PAUL GEITNER / AP 13feb01

BRUSSELS, Belgium -- Seeking to promote a ``nontoxic environment'' amid scares over poisoned pacifiers and tainted milk, the European Union's head office made proposals Tuesday that would force the chemical industry to prove its products are safe.

The report has already provoked criticism from environmentalists, who call it inadequate, as well as from business groups, who say the cost of new testing could put small firms out of business.

But the EU Commission maintains it can reduce risks without endangering jobs in Europe's $360 billion chemicals industry.

``We think we have reached a good, balanced answer,'' Environment Commissioner Margot Wallstrom said after the full Commission approved the report.

The proposals will be assessed, and likely modified, by the 15 EU governments and the European Parliament over the coming months before a final directive is enacted.

Wallstrom said the EU wants to have the ``high-volume and most hazardous'' chemicals evaluated by 2005, with all the rest registered by 2012.

Little is known about the impact on human health of about 30,000 widely used chemicals because they were classified as ``existing substances'' when the current European regulations were adopted in 1981, according to the report.

The problem is not limited to Europe. Despite information-gathering initiatives recently started in the United States and Canada, ``not one country has yet been successful in overcoming the huge gap in knowledge of substances,'' the report said.

Continued exposure to ever-more substances has raised concerns about toxic side-effects ranging from cancer to early puberty.

The Commission recently moved to ban a plastic softening agent used in pacifiers and other toys for babies, which some scientists linked to liver, kidney and testicular damage, as well as a flame retardant that was showing up in human breast milk.

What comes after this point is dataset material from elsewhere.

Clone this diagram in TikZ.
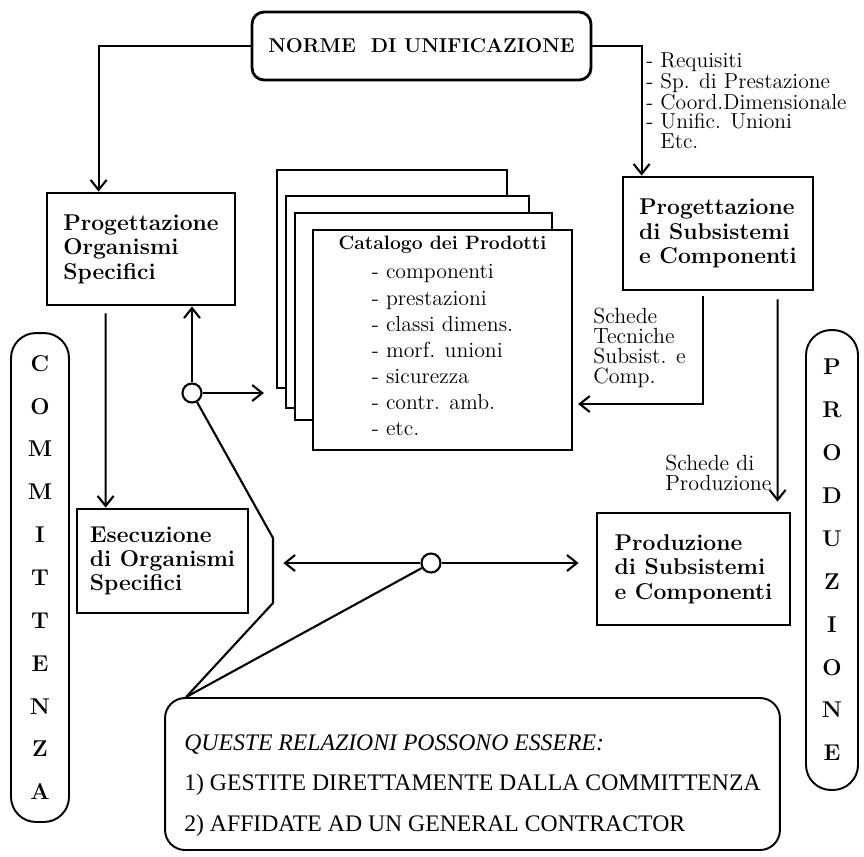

The Commission's plan calls for the creation of a database for the more than 100,000 chemicals registered for use in the EU.

Those produced in large volume -- at least 100 tons -- would require further evaluation. Substances of ``special concern,'' such as those suspected of causing cancer, mutations or reproductive problems, would also be tested.

A key change would move the ``burden of proof'' from regulators to industry. ``It will be on industry to prove their products are safe,'' Wallstrom said.

The proposals have been attacked by environmentalists and consumer groups, who say they do not go far enough in strengthening health and environmental standards.

The Commission itself estimates 80 percent of all substances would require registration only.

Costs for performing entry-level tests on all chemicals marketed in the EU is estimated by the Commission to be $2.9 billion over the next 20 years.

The chemical industry, however, says it will cost up to 10 times that, with as much as a 20-fold increase in chemical prices. That, they argue, would put the European chemical industry -- which employs 1.7 million people -- at a disadvantage with overseas competitors.

Wallstrom conceded that ``we are ahead of some of our competitors,'' but noted the same information-gathering work has been started in the United States, Canada, Japan and at the United Nations and other agencies.

``We are all going in the same direction because we've seen that some of these chemicals cause irreversible damage to the environment and human health,'' she said.